_PROBLEM DESCRIPTION_
Reproduce every entry exactly and leave its pictures out.

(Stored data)
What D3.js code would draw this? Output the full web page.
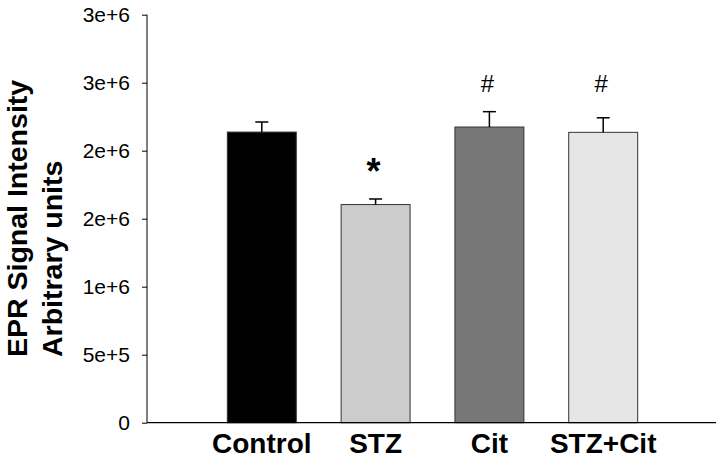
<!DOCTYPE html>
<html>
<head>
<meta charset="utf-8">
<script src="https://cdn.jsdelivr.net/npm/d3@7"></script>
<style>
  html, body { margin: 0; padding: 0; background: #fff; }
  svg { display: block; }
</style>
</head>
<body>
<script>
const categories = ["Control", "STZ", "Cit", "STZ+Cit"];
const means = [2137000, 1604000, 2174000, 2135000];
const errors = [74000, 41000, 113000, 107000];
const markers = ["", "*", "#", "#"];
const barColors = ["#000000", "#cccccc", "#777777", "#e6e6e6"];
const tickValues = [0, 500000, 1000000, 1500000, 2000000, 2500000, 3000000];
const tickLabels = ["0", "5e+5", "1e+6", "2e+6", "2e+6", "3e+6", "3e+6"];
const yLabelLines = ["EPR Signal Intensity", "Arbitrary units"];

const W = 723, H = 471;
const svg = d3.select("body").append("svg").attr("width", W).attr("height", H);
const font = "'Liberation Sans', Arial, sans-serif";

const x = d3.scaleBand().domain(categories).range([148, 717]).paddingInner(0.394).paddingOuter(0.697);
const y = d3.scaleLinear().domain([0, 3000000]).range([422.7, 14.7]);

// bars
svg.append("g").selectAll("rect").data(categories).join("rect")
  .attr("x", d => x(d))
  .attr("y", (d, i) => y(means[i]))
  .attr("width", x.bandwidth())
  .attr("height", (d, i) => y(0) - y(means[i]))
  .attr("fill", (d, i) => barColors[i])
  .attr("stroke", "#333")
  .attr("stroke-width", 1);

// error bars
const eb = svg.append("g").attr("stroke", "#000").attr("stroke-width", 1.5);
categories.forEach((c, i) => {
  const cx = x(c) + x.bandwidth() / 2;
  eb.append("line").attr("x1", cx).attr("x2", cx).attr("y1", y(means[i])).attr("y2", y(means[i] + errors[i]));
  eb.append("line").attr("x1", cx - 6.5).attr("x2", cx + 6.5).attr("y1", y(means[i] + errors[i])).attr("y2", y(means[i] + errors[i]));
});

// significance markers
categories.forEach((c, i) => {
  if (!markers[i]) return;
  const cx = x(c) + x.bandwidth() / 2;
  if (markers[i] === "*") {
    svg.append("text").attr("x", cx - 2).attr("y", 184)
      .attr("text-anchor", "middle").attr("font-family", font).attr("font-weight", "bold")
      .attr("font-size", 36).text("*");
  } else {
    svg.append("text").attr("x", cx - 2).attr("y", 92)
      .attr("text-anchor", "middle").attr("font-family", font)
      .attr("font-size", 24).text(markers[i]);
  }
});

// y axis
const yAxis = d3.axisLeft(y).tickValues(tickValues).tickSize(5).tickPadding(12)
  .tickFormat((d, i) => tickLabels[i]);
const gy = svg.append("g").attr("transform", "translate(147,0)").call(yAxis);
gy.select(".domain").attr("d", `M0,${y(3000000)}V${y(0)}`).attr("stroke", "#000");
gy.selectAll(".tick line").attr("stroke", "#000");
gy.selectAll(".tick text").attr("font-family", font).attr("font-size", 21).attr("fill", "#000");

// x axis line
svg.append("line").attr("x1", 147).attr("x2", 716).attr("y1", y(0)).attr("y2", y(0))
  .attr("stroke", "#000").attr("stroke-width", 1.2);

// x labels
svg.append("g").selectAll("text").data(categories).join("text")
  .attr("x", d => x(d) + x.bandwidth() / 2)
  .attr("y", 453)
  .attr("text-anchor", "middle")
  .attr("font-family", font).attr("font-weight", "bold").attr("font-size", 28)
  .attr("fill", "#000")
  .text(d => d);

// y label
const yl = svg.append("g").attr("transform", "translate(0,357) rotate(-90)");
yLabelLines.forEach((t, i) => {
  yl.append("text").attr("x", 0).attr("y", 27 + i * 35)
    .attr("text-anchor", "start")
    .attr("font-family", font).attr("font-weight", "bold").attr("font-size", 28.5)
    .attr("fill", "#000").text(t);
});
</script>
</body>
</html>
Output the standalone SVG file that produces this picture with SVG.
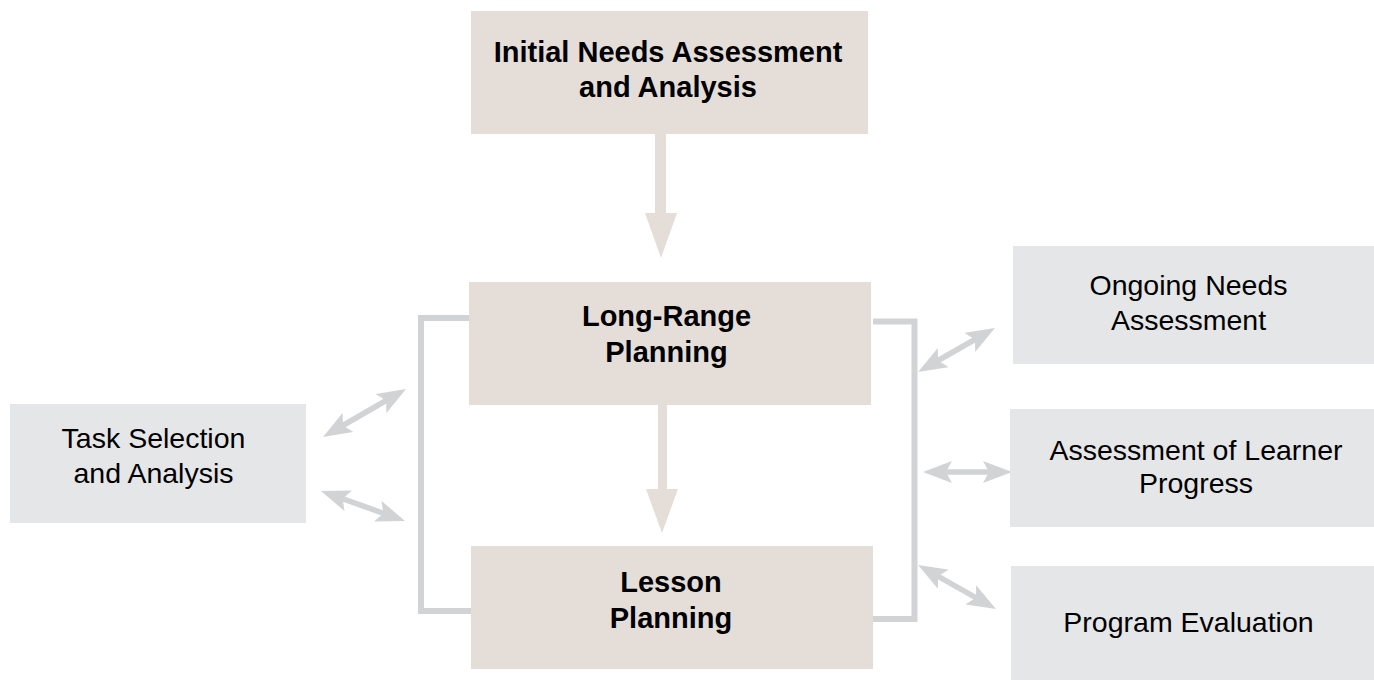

_CORRECT OUTPUT_
What D3.js code would draw this? Output the full web page.
<!DOCTYPE html>
<html>
<head>
<meta charset="utf-8">
<script src="https://cdn.jsdelivr.net/npm/d3@7"></script>
<style>
  html, body { margin: 0; padding: 0; background: #fff; }
  svg { display: block; }
</style>
</head>
<body>
<script>
const categories = ["Control", "STZ", "Cit", "STZ+Cit"];
const means = [2137000, 1604000, 2174000, 2135000];
const errors = [74000, 41000, 113000, 107000];
const markers = ["", "*", "#", "#"];
const barColors = ["#000000", "#cccccc", "#777777", "#e6e6e6"];
const tickValues = [0, 500000, 1000000, 1500000, 2000000, 2500000, 3000000];
const tickLabels = ["0", "5e+5", "1e+6", "2e+6", "2e+6", "3e+6", "3e+6"];
const yLabelLines = ["EPR Signal Intensity", "Arbitrary units"];

const W = 723, H = 471;
const svg = d3.select("body").append("svg").attr("width", W).attr("height", H);
const font = "'Liberation Sans', Arial, sans-serif";

const x = d3.scaleBand().domain(categories).range([148, 717]).paddingInner(0.394).paddingOuter(0.697);
const y = d3.scaleLinear().domain([0, 3000000]).range([422.7, 14.7]);

// bars
svg.append("g").selectAll("rect").data(categories).join("rect")
  .attr("x", d => x(d))
  .attr("y", (d, i) => y(means[i]))
  .attr("width", x.bandwidth())
  .attr("height", (d, i) => y(0) - y(means[i]))
  .attr("fill", (d, i) => barColors[i])
  .attr("stroke", "#333")
  .attr("stroke-width", 1);

// error bars
const eb = svg.append("g").attr("stroke", "#000").attr("stroke-width", 1.5);
categories.forEach((c, i) => {
  const cx = x(c) + x.bandwidth() / 2;
  eb.append("line").attr("x1", cx).attr("x2", cx).attr("y1", y(means[i])).attr("y2", y(means[i] + errors[i]));
  eb.append("line").attr("x1", cx - 6.5).attr("x2", cx + 6.5).attr("y1", y(means[i] + errors[i])).attr("y2", y(means[i] + errors[i]));
});

// significance markers
categories.forEach((c, i) => {
  if (!markers[i]) return;
  const cx = x(c) + x.bandwidth() / 2;
  if (markers[i] === "*") {
    svg.append("text").attr("x", cx - 2).attr("y", 184)
      .attr("text-anchor", "middle").attr("font-family", font).attr("font-weight", "bold")
      .attr("font-size", 36).text("*");
  } else {
    svg.append("text").attr("x", cx - 2).attr("y", 92)
      .attr("text-anchor", "middle").attr("font-family", font)
      .attr("font-size", 24).text(markers[i]);
  }
});

// y axis
const yAxis = d3.axisLeft(y).tickValues(tickValues).tickSize(5).tickPadding(12)
  .tickFormat((d, i) => tickLabels[i]);
const gy = svg.append("g").attr("transform", "translate(147,0)").call(yAxis);
gy.select(".domain").attr("d", `M0,${y(3000000)}V${y(0)}`).attr("stroke", "#000");
gy.selectAll(".tick line").attr("stroke", "#000");
gy.selectAll(".tick text").attr("font-family", font).attr("font-size", 21).attr("fill", "#000");

// x axis line
svg.append("line").attr("x1", 147).attr("x2", 716).attr("y1", y(0)).attr("y2", y(0))
  .attr("stroke", "#000").attr("stroke-width", 1.2);

// x labels
svg.append("g").selectAll("text").data(categories).join("text")
  .attr("x", d => x(d) + x.bandwidth() / 2)
  .attr("y", 453)
  .attr("text-anchor", "middle")
  .attr("font-family", font).attr("font-weight", "bold").attr("font-size", 28)
  .attr("fill", "#000")
  .text(d => d);

// y label
const yl = svg.append("g").attr("transform", "translate(0,357) rotate(-90)");
yLabelLines.forEach((t, i) => {
  yl.append("text").attr("x", 0).attr("y", 27 + i * 35)
    .attr("text-anchor", "start")
    .attr("font-family", font).attr("font-weight", "bold").attr("font-size", 28.5)
    .attr("fill", "#000").text(t);
});
</script>
</body>
</html>
Output the standalone SVG file that produces this picture with SVG.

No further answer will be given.